[begin Data supplied]
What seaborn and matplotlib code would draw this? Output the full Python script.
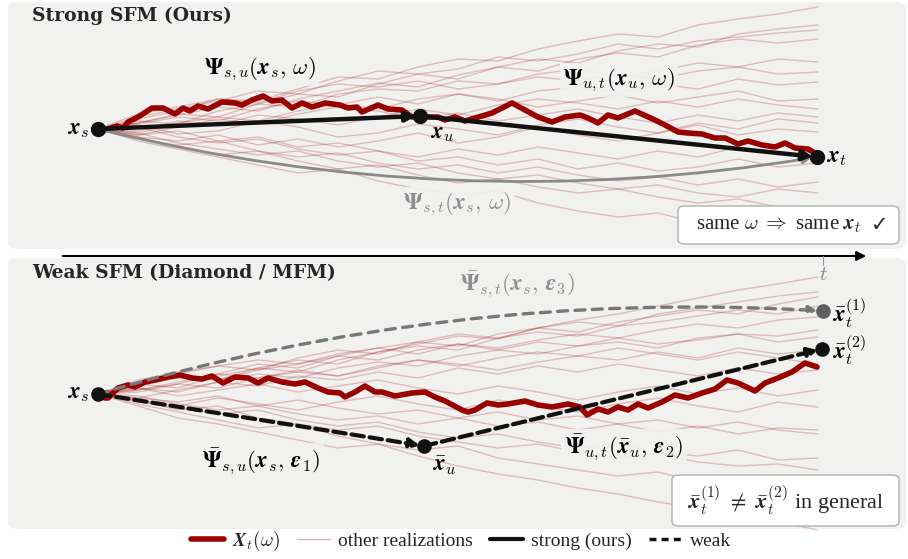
import numpy as np
import pandas as pd
import matplotlib
matplotlib.use("Agg")
import matplotlib.pyplot as plt
import seaborn as sns
from matplotlib.patches import FancyBboxPatch, FancyArrowPatch
from matplotlib.lines import Line2D

# ---------------- data ----------------
# time measured in simulation steps (s = 0, t = 719); state measured relative to x_s
grid_steps = [0, 40, 80, 120, 160, 200, 240, 280, 320, 360, 400, 440, 480, 520, 560, 600, 640, 680, 720]

strong_main_steps = [0, 7, 19, 25, 30, 40, 54, 65, 77, 85, 92, 100, 110, 124, 137, 144, 154, 165, 174, 184,
                     194, 204, 214, 227, 242, 250, 259, 264, 280, 290, 304, 314, 327, 340, 347, 357, 367, 377, 394, 414,
                     427, 440, 454, 467, 482, 490, 500, 510, 520, 537, 557, 567, 580, 590, 604, 617, 627, 640, 650, 664,
                     677, 687, 697, 710, 717, 719]
strong_main_values = [0, -1, 3, 1, 7, 12, 21, 21, 15, 21, 18, 23, 20, 27, 26, 24, 29, 33, 28, 29,
                      21, 26, 22, 26, 24, 21, 22, 17, 24, 20, 19, 12, 12, 12, 9, 12, 8, 11, 16, 26,
                      19, 12, 7, 12, 14, 11, 6, 14, 11, 18, 9, 4, -3, -4, -5, -9, -9, -15, -12, -16,
                      -18, -14, -19, -20, -24, -28]

weak_main_steps = [0, 7, 10, 20, 30, 37, 47, 57, 70, 82, 94, 104, 114, 125, 137, 150, 160, 170, 184, 197, 207,
                   220, 230, 242, 247, 257, 267, 277, 284, 297, 314, 327, 337, 347, 364, 370, 377, 389, 400, 410, 427,
                   440, 454, 470, 482, 489, 500, 510, 520, 530, 540, 550, 564, 577, 590, 604, 617, 629, 640, 657, 667,
                   680, 694, 707, 719]
weak_main_values = [0, -4, -4, 6, 9, 7, 12, 14, 17, 19, 16, 15, 18, 11, 17, 16, 11, 16, 12, 10, 12,
                    6, 2, 1, -3, 2, 8, 2, 2, -2, 1, 2, -3, -7, -16, -18, -16, -9, -11, -10, -7,
                    -11, -13, -10, -13, -21, -15, -18, -13, -16, -10, -14, -8, -1, -4, 1, 5, 14, 11, 3, 11,
                    16, 22, 31, 27]

strong_other_paths = [
    [0, 10, 18, 30, 28, 40, 52, 50, 62, 70, 68, 80, 88, 95, 92, 104, 110, 115, 122],
    [0, 6, 15, 12, 25, 35, 32, 45, 55, 50, 62, 70, 66, 78, 85, 82, 95, 100, 104],
    [0, 12, 20, 28, 38, 35, 48, 58, 55, 60, 72, 68, 75, 85, 80, 88, 92, 96, 99],
    [0, 8, 5, 18, 25, 22, 35, 40, 38, 48, 45, 55, 60, 52, 58, 66, 62, 70, 67],
    [0, 15, 22, 30, 26, 38, 45, 42, 48, 40, 45, 52, 48, 55, 50, 58, 62, 55, 57],
    [0, -4, 6, 12, 8, 18, 25, 20, 30, 35, 28, 38, 42, 36, 45, 40, 50, 44, 47],
    [0, 5, 12, 8, 20, 28, 24, 32, 25, 35, 30, 22, 28, 34, 26, 32, 38, 28, 30],
    [0, -6, 2, 10, 5, 15, 22, 18, 10, 16, 8, 14, 20, 12, 6, 14, 8, 16, 12],
    [0, 4, -5, -2, 8, 2, -8, -4, 5, 0, -6, 4, 10, 2, -4, 6, 0, 10, 6],
    [0, -8, -12, -6, -16, -10, -18, -12, -4, -14, -8, 2, -6, -12, -4, 4, -6, 0, -3],
    [0, -6, -2, -12, -8, -18, -14, -22, -28, -20, -26, -18, -24, -30, -22, -28, -18, -26, -23],
    [0, 2, -8, -14, -10, -20, -26, -22, -32, -28, -36, -30, -40, -34, -42, -38, -30, -38, -34],
    [0, -10, -16, -12, -22, -28, -24, -34, -40, -36, -44, -38, -46, -52, -48, -56, -50, -58, -53],
    [0, -4, -14, -20, -26, -22, -32, -38, -34, -44, -50, -46, -54, -60, -56, -64, -68, -60, -64],
    [0, -8, -18, -26, -22, -32, -40, -36, -46, -54, -50, -58, -64, -60, -68, -74, -70, -78, -80],
    [0, -12, -20, -28, -36, -44, -40, -52, -60, -66, -62, -74, -82, -88, -84, -94, -100, -104, -110],
    [0, 6, 14, 22, 18, 30, 38, 46, 42, 54, 62, 58, 70, 76, 72, 84, 90, 86, 90],
    [0, -2, 8, 4, 14, 10, 4, 12, 20, 14, 24, 30, 26, 20, 28, 22, 30, 24, 20],
]

weak_other_paths = [
    [0, 8, 16, 14, 26, 34, 30, 42, 50, 58, 55, 66, 74, 80, 88, 96, 104, 110, 117],
    [0, 12, 20, 28, 24, 36, 44, 40, 52, 60, 56, 66, 72, 68, 80, 86, 92, 98, 102],
    [0, 4, 10, 20, 30, 26, 38, 46, 52, 48, 60, 66, 62, 72, 78, 84, 80, 90, 97],
    [0, 10, 18, 14, 24, 30, 38, 34, 44, 50, 46, 54, 60, 56, 64, 70, 66, 74, 77],
    [0, 6, 2, 12, 20, 16, 26, 32, 28, 38, 44, 40, 48, 52, 46, 56, 60, 58, 64],
    [0, 14, 22, 28, 34, 30, 40, 46, 40, 50, 44, 52, 48, 56, 50, 54, 60, 52, 57],
    [0, 2, 10, 6, 16, 22, 18, 28, 34, 30, 24, 32, 38, 34, 42, 36, 46, 40, 44],
    [0, -4, 4, 12, 8, 18, 14, 22, 16, 26, 20, 28, 22, 30, 24, 18, 26, 20, 24],
    [0, 6, -2, 4, 10, 2, 8, 14, 6, 0, 8, 2, -6, 2, 8, 0, 6, -2, 4],
    [0, -6, -12, -4, -10, -16, -8, -2, -10, -16, -6, -12, -18, -10, -4, -12, -18, -8, -13],
    [0, -2, -10, -16, -12, -20, -26, -22, -30, -24, -32, -28, -36, -30, -38, -32, -40, -34, -36],
    [0, -8, -14, -20, -16, -26, -32, -28, -38, -44, -40, -48, -54, -50, -58, -62, -56, -66, -64],
    [0, -6, -16, -12, -24, -30, -36, -32, -42, -48, -54, -50, -58, -64, -60, -68, -72, -70, -76],
    [0, -10, -18, -26, -34, -30, -42, -50, -56, -52, -64, -70, -76, -82, -78, -88, -94, -100, -106],
    [0, -12, -24, -30, -38, -46, -54, -50, -62, -72, -80, -86, -94, -100, -108, -114, -122, -128, -136],
    [0, 10, 6, 18, 26, 22, 34, 42, 48, 44, 56, 62, 58, 68, 72, 78, 84, 80, 88],
    [0, 4, 12, 20, 16, 24, 18, 26, 34, 28, 36, 42, 38, 46, 40, 34, 42, 36, 30],
    [0, -4, -8, -2, -12, -6, -14, -20, -16, -24, -18, -26, -22, -30, -26, -34, -28, -36, -40],
]

# key states: x_s, x_u, x_t
strong_node_steps = [0, 322, 719]
strong_node_values = [0, 13, -28]
# key states: x_s, xbar_u, xbar_t^(2), xbar_t^(1)
weak_node_steps = [0, 326, 724, 725]
weak_node_values = [0, -52, 45, 83]

panel_titles = ["Strong SFM (Ours)", "Weak SFM (Diamond / MFM)"]
legend_labels = [r"$\boldsymbol{X}_t(\omega)$", "other realizations", "strong (ours)", "weak"]

# ---------------- style ----------------
W, H = 908, 559
RED = "#990000"
PANEL = "#f1f1f0"
GRAY_TXT = "#8e8e8e"

sns.set_style("white")
plt.rcParams["font.family"] = ["Liberation Serif", "DejaVu Sans"]
plt.rcParams["mathtext.fontset"] = "cm"

fig = plt.figure(figsize=(W / 100, H / 100), dpi=100)
fig.patch.set_facecolor("white")


def fx(px):
    return px / W


def fy(py):
    return 1 - py / H


# panel backgrounds
for (x0, y0, x1, y1) in [(8, 2, 906, 249), (8, 258, 906, 529)]:
    fig.add_artist(FancyBboxPatch((fx(x0), fy(y1)), fx(x1) - fx(x0), fy(y0) - fy(y1),
                                  boxstyle="round,pad=0,rounding_size=0.012",
                                  transform=fig.transFigure, facecolor=PANEL,
                                  edgecolor="none", zorder=-5))

ax_top = fig.add_axes([0, 303 / H, 1, 256 / H])
ax_bot = fig.add_axes([0, 0, 1, 303 / H])


def paths_frame(paths):
    rows = []
    for i, vals in enumerate(paths):
        for s, v in zip(grid_steps, vals):
            rows.append((i, s, v))
    return pd.DataFrame(rows, columns=["path", "step", "value"])


for ax, others, ms, mv in [(ax_top, strong_other_paths, strong_main_steps, strong_main_values),
                           (ax_bot, weak_other_paths, weak_main_steps, weak_main_values)]:
    sns.lineplot(data=paths_frame(others), x="step", y="value", units="path", estimator=None,
                 color=RED, alpha=0.22, lw=1.0, ax=ax, legend=False, sort=False, zorder=1)
    sns.lineplot(x=ms, y=mv, color=RED, lw=4, ax=ax, sort=False, zorder=3)
    ax.patch.set_visible(False)
    ax.set_axis_off()
    ax.set_xlim(-98, 810)

ax_top.set_ylim(-127, 129)
ax_bot.set_ylim(-165, 138)

# ---- strong panel arrows ----
sp = list(zip(strong_node_steps, strong_node_values))
for a, b in [(0, 1), (1, 2)]:
    ax_top.annotate("", xy=sp[b], xytext=sp[a],
                    arrowprops=dict(arrowstyle="-|>", color="#111111", lw=3.2, mutation_scale=14,
                                    shrinkA=0, shrinkB=3), zorder=5)
ax_top.annotate("", xy=sp[2], xytext=sp[0],
                arrowprops=dict(arrowstyle="-|>", color="#8a8a8a", lw=2, mutation_scale=12,
                                shrinkA=0, shrinkB=4, connectionstyle="arc3,rad=0.103"), zorder=4)
ax_top.plot(strong_node_steps, strong_node_values, "o", ms=10, color="#111111", zorder=7)

# ---- weak panel arrows ----
wp = list(zip(weak_node_steps, weak_node_values))
for a, b in [(0, 1), (1, 2)]:
    ax_bot.annotate("", xy=wp[b], xytext=wp[a],
                    arrowprops=dict(arrowstyle="-|>", color="#111111", lw=3, mutation_scale=14,
                                    shrinkA=0, shrinkB=3, linestyle=(0, (3, 1.4))), zorder=5)
ax_bot.annotate("", xy=wp[3], xytext=wp[0],
                arrowprops=dict(arrowstyle="-|>", color="#777777", lw=2.4, mutation_scale=12,
                                shrinkA=0, shrinkB=4, linestyle=(0, (3, 2.2)),
                                connectionstyle="arc3,rad=-0.088"), zorder=4)
ax_bot.plot(weak_node_steps[:3], weak_node_values[:3], "o", ms=9.5, color="#111111", zorder=7)
ax_bot.plot(weak_node_steps[3:], weak_node_values[3:], "o", ms=9.5, color="#5e5e5e", zorder=7)

# ---------------- text ----------------
TFS = 13.5
MFS = 16.5
lbl_box = dict(boxstyle="square,pad=0.15", facecolor=PANEL, edgecolor="none", alpha=0.92)

fig.text(fx(32), fy(16), panel_titles[0], family="DejaVu Serif", weight="bold", fontsize=TFS,
         ha="left", va="center")
fig.text(fx(32), fy(273), panel_titles[1], family="DejaVu Serif", weight="bold", fontsize=TFS,
         ha="left", va="center")

labels = [
    (260, 69, r"$\mathbf{Ψ}_{s,u}(\boldsymbol{x}_s,\,\omega)$", "k", "center", True),
    (619, 80, r"$\mathbf{Ψ}_{u,t}(\boldsymbol{x}_u,\,\omega)$", "k", "center", True),
    (457, 204, r"$\mathbf{Ψ}_{s,t}(\boldsymbol{x}_s,\,\omega)$", GRAY_TXT, "center", True),
    (89, 130, r"$\boldsymbol{x}_s$", "k", "right", False),
    (430, 133, r"$\boldsymbol{x}_u$", "k", "left", False),
    (826, 157, r"$\boldsymbol{x}_t$", "k", "left", False),
    (518, 285, r"$\bar{\mathbf{Ψ}}_{s,t}(\boldsymbol{x}_s,\,\boldsymbol{\epsilon}_3)$", GRAY_TXT, "center", True),
    (832, 313, r"$\bar{\boldsymbol{x}}_t^{(1)}$", "k", "left", False),
    (832, 350, r"$\bar{\boldsymbol{x}}_t^{(2)}$", "k", "left", False),
    (89, 394, r"$\boldsymbol{x}_s$", "k", "right", False),
    (261, 462, r"$\bar{\mathbf{Ψ}}_{s,u}(\boldsymbol{x}_s,\,\boldsymbol{\epsilon}_1)$", "k", "center", True),
    (432, 466, r"$\bar{\boldsymbol{x}}_u$", "k", "left", False),
    (624, 448, r"$\bar{\mathbf{Ψ}}_{u,t}(\bar{\boldsymbol{x}}_u,\,\boldsymbol{\epsilon}_2)$", "k", "center", True),
]
for px, py, s, c, ha, boxed in labels:
    fig.text(fx(px), fy(py), s, color=c, fontsize=MFS, ha=ha, va="center",
             bbox=lbl_box if boxed else None, zorder=6)

# note boxes
notes = [((678, 206, 899, 244), r"same $\omega\;\Rightarrow\;$same $\boldsymbol{x}_t$", True, 15),
         ((672, 475, 899, 526),
          r"$\bar{\boldsymbol{x}}_t^{(1)}\;\neq\;\bar{\boldsymbol{x}}_t^{(2)}$ in general", False, 16)]
for (x0, y0, x1, y1), s, check, fs in notes:
    fig.add_artist(FancyBboxPatch((fx(x0), fy(y1)), fx(x1) - fx(x0), fy(y0) - fy(y1),
                                  boxstyle="round,pad=0,rounding_size=0.008",
                                  transform=fig.transFigure, facecolor="white",
                                  edgecolor="#b0b0b0", lw=1, zorder=8))
    cx = (x0 + x1) / 2 - (10 if check else 0)
    fig.text(fx(cx), fy((y0 + y1) / 2), s, fontsize=fs, ha="center", va="center", zorder=9)
    if check:
        fig.text(fx(888), fy((y0 + y1) / 2), "✓", family="DejaVu Sans", fontsize=15,
                 ha="right", va="center", zorder=9)

# time axis
fig.add_artist(FancyArrowPatch((fx(60), fy(256)), (fx(869), fy(256)), transform=fig.transFigure,
                               arrowstyle="-|>", mutation_scale=14, lw=1.5, color="black", zorder=6))
fig.add_artist(Line2D([fx(823), fx(823)], [fy(256), fy(265)], transform=fig.transFigure,
                      color="#999999", lw=0.8, zorder=6))
fig.text(fx(823), fy(276), r"$t$", color="#888888", fontsize=15, ha="center", va="center")

# legend
handles = [Line2D([], [], color=RED, lw=4),
           Line2D([], [], color=RED, lw=1, alpha=0.3),
           Line2D([], [], color="#111111", lw=3),
           Line2D([], [], color="#111111", lw=2.5, linestyle=(0, (2, 1.5)))]
fig.legend(handles, legend_labels, loc="center", bbox_to_anchor=(fx(461), fy(541)), ncol=4,
           frameon=False, fontsize=14, handlelength=1.7, handletextpad=0.4, columnspacing=0.9)

fig.savefig("out.png", dpi=100, facecolor="white")
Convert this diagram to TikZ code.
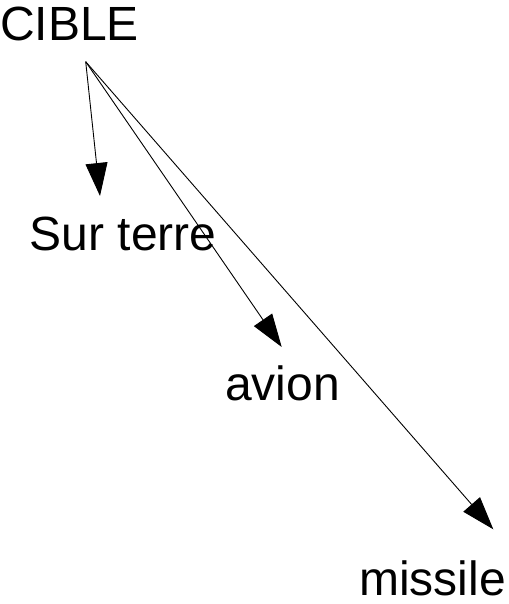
\documentclass[tikz,border=0pt]{standalone}
\usepackage{fontspec}
\setmainfont{Liberation Sans}
\usetikzlibrary{arrows.meta,positioning}
\tikzset{
  etiquette/.style={anchor=base west,inner sep=0pt,text depth=0pt,font=\fontsize{48}{58}\selectfont},
  fleche/.style={-{Triangle[length=33pt,width=22pt]},line width=0.9pt,black},
}

\begin{document}
\begin{tikzpicture}[x=1pt,y=-1pt]
  \useasboundingbox (0,0) rectangle (508,604);
  \node[etiquette] (cible) at (0,40.7) {CIBLE};
  \node[etiquette] (terre) at (29.5,250) {Sur terre};
  \node[etiquette] (avion) at (225,400) {avion};
  \node[etiquette] (missile) at (359,595.5) {missile};
  \coordinate (depart) at (85.7,61.7);
  \coordinate (versterre) at (100,196);
  \coordinate (versavion) at (281.7,347);
  \coordinate (versmissile) at (493.3,529.3);
  \draw[fleche] (depart) -- (versterre);
  \draw[fleche] (depart) -- (versavion);
  \draw[fleche] (depart) -- (versmissile);
\end{tikzpicture}
\end{document}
[end Data supplied]
### The problem
Repeat only the lines between the start of the data and the line with "640, 680, 720]", including those two lines, and skip the pictures.

### Problem solution
What seaborn and matplotlib code would draw this? Output the full Python script.
import numpy as np
import pandas as pd
import matplotlib
matplotlib.use("Agg")
import matplotlib.pyplot as plt
import seaborn as sns
from matplotlib.patches import FancyBboxPatch, FancyArrowPatch
from matplotlib.lines import Line2D

# ---------------- data ----------------
# time measured in simulation steps (s = 0, t = 719); state measured relative to x_s
grid_steps = [0, 40, 80, 120, 160, 200, 240, 280, 320, 360, 400, 440, 480, 520, 560, 600, 640, 680, 720]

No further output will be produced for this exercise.